Obama talks middle-class revival, gun violence, immigration reforms in State of the Union address
Washington, Feb. 13 : President Barack Obama appeared before a divided Congress on Tuesday night for the State of the Union address, and outlined an ambitious agenda that focused on reviving the stagnant economy while also touching issues such as the war in Afghanistan, passing gun-control legislation, immigration law and attacking climate change.
During the address, he promised to create job for the middle class, adding that his plan will not increase the deficit.
With a theme of strengthening the middle class, he proposed creating more jobs by investing in clean energy and creating new 'manufacturing innovation institutes', and spending more public money on education and improving the nation's infrastructure.
According to the Washington Post, Obama also proposed to increase in the federal minimum wage.
In his early remarks, Obama said that the country's economy was adding jobs, but still too many people could not find full-time employment.
He said that corporate profits have rocketed to all-time highs, but for more than a decade, wages and incomes have barely budged.
He added that 'it is our generation's task, then, to reignite the true engine of America's economic growth ‚Euro" a rising, thriving middle class'.
Obama's speech included a variety of proposals, including a "Fix-It-First" programme to put people to work on building bridges and other urgent infrastructure repairs, making "high-quality preschool available to every child in America," and an increase in the federal minimum wage to nine dollars an hour.
The president also turned to a foreign policy issue that has sparked intense debate within his administration.

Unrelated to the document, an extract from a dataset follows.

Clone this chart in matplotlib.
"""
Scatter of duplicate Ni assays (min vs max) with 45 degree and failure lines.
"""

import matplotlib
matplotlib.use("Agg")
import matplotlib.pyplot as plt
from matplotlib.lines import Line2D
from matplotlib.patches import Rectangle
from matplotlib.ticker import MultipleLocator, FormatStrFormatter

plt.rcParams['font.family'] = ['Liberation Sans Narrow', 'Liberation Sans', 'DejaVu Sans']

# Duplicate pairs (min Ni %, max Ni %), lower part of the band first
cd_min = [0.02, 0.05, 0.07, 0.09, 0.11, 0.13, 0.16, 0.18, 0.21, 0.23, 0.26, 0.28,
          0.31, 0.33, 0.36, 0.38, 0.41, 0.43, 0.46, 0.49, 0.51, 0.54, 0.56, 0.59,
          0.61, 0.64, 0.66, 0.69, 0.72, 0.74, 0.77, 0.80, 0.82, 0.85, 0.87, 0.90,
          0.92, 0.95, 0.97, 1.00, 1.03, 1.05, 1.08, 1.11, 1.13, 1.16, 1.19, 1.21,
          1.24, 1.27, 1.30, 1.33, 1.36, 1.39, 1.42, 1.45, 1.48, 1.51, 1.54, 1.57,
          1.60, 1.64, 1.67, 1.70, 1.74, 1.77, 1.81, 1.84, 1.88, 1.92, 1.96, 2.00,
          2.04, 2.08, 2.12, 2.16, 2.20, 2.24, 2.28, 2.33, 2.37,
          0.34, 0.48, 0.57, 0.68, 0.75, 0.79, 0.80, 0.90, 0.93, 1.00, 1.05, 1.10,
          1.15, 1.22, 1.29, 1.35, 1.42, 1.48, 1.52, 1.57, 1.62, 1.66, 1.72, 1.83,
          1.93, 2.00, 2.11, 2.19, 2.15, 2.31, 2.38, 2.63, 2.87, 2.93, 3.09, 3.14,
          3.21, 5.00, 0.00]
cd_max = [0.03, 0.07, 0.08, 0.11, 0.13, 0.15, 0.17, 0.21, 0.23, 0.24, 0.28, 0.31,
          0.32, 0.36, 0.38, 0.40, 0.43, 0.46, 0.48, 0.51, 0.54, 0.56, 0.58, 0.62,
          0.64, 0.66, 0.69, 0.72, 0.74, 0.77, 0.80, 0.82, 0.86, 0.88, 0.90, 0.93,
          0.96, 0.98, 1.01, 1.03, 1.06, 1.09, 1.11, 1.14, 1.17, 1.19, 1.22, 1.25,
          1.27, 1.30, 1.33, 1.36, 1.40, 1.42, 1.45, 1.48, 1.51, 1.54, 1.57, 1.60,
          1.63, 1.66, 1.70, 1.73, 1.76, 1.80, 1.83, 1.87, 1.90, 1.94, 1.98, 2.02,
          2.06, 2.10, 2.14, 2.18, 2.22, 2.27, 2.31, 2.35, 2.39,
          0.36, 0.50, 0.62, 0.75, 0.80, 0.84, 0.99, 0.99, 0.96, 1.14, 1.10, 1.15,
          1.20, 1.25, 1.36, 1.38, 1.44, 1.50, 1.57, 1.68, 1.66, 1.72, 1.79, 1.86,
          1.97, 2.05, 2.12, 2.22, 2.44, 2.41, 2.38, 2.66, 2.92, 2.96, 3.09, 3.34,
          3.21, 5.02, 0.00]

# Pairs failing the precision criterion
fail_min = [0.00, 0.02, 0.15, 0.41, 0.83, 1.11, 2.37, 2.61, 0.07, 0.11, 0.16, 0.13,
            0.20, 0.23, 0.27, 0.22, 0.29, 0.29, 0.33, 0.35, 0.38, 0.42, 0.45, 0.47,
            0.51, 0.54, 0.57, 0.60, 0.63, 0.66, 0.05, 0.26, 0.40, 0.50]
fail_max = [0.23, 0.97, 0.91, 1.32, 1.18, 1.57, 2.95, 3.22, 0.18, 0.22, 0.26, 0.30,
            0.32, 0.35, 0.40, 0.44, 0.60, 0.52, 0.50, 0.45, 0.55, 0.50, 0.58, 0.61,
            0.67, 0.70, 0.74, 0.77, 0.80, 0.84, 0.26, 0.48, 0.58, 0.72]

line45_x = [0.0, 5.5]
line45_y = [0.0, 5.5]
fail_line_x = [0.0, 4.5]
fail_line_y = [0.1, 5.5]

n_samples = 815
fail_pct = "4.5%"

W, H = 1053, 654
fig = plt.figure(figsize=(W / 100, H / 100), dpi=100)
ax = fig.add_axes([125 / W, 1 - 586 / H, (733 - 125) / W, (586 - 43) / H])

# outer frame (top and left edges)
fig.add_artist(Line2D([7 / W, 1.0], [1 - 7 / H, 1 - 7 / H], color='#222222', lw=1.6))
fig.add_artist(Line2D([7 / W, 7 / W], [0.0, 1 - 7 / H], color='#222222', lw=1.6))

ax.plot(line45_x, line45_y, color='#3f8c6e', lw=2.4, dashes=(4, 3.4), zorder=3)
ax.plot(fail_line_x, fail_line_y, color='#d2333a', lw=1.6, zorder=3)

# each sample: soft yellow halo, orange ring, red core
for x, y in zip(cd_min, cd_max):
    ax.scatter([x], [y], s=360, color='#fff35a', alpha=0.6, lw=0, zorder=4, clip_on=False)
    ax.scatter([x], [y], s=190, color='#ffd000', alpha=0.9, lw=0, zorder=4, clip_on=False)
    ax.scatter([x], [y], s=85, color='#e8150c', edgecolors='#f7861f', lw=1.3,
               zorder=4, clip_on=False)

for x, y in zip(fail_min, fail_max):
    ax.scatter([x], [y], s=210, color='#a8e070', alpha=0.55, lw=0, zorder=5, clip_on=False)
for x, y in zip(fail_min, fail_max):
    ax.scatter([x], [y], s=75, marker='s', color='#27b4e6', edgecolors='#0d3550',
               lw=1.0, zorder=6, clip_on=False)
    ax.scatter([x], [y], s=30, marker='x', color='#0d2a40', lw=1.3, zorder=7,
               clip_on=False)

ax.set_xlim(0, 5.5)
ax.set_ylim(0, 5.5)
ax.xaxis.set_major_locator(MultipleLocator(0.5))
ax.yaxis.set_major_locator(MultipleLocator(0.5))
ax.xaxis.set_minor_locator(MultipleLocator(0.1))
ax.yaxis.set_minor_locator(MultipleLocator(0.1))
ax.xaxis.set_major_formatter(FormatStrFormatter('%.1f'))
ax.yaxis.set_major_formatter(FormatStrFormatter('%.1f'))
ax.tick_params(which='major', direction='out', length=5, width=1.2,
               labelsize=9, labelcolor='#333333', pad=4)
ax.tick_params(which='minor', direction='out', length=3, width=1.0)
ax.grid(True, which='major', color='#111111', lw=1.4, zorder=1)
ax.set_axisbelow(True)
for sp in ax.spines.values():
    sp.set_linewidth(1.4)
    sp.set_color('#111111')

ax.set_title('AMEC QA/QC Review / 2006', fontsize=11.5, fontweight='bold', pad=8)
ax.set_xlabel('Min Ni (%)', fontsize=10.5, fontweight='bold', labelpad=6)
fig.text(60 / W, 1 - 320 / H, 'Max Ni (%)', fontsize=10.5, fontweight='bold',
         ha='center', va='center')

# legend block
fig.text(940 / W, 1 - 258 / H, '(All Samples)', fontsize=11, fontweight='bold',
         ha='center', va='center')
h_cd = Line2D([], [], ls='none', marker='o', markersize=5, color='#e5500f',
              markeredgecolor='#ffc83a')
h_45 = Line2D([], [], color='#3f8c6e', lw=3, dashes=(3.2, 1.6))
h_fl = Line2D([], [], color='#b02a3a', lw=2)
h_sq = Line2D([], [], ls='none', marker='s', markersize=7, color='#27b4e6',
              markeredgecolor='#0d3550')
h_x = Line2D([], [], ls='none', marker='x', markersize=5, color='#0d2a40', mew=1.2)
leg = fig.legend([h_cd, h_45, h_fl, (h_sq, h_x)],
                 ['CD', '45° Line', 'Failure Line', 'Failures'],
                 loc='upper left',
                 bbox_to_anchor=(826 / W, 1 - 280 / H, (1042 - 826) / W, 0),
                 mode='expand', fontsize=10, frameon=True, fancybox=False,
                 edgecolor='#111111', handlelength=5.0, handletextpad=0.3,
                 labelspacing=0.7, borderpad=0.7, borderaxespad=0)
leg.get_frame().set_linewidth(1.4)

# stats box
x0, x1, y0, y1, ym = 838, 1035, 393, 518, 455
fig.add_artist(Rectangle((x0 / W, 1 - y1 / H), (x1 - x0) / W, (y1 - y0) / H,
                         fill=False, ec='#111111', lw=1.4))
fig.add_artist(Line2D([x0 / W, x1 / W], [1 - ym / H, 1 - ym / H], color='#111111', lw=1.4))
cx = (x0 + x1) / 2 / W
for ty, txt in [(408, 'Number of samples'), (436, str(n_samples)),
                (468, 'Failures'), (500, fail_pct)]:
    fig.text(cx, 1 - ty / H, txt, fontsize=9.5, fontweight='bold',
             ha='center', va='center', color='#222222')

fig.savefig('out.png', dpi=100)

In his speech, he announced that he is ordering the number of U.S. troops in Afghanistan to be reduced by more than half over the next 12 months.
Obama repeated his earlier calls for reducing the budget deficit through a mix of tax increases and spending cuts.
He also said he would support 'modest reforms' in programmes including Medicare, as long as wealthy Americans contribute as well.
Obama also acknowledged the growing national debate over his administration's use of drones and targeted killing.
In doing so, he promised greater transparency and an effort to provide a 'legal framework' for U.S. counterterrorism efforts.